■ **Input records**:
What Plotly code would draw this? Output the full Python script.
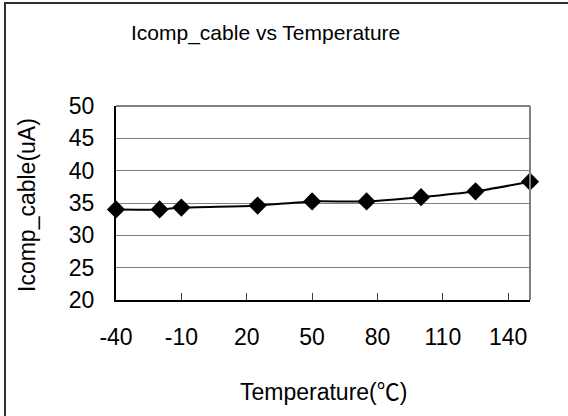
---
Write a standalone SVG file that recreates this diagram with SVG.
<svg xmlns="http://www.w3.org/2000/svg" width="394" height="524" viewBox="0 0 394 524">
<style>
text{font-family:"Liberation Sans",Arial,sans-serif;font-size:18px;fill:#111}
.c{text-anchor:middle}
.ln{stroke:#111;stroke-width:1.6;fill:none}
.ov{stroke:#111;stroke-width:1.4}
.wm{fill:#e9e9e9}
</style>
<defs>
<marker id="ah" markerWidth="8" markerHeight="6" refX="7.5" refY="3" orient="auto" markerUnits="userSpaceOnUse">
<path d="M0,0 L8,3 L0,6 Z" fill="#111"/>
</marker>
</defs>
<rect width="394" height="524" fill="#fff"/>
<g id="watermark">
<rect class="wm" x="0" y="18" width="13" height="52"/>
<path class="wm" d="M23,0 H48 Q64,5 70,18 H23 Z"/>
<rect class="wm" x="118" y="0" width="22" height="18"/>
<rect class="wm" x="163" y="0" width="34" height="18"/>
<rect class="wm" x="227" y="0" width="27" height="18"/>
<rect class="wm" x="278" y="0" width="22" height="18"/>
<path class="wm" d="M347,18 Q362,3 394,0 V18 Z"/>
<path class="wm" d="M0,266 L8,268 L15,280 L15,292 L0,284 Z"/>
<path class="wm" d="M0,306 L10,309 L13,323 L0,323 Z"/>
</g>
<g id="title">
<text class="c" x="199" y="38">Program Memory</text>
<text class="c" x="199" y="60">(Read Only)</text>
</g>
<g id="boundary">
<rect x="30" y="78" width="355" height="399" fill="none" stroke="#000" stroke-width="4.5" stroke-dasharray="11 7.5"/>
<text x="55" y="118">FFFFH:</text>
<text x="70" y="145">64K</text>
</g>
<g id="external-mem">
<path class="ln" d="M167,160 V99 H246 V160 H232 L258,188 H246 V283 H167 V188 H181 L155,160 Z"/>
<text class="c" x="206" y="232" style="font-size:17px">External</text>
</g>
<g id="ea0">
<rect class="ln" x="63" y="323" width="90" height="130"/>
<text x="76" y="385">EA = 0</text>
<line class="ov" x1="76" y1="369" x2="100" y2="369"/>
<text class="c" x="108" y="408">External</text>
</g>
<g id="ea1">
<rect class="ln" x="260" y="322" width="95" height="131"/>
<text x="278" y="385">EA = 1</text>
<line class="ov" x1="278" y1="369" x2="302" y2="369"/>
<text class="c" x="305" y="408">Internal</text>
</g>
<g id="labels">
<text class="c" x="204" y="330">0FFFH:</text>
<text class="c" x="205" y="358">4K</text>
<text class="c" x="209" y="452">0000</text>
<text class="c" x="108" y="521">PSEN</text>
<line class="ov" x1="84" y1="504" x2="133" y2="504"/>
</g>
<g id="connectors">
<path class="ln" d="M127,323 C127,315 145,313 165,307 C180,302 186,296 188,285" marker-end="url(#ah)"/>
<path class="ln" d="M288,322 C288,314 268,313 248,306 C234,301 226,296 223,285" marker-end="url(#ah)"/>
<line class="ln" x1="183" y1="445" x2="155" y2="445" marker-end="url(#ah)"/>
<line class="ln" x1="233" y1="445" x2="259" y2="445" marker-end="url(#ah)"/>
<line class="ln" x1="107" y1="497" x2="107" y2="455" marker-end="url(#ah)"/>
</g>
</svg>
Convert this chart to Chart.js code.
==
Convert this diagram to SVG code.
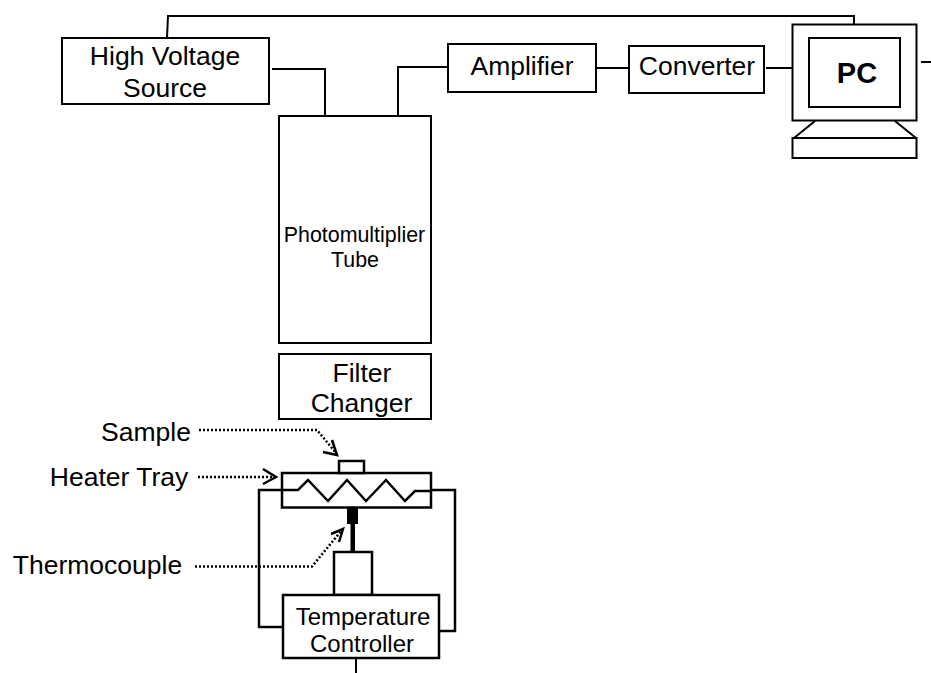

■ **Problem details**:
Pick out each line above that includes "Convert" and show it.

■ **Correct result**:
Convert this chart to Chart.js code.
Convert this diagram to SVG code.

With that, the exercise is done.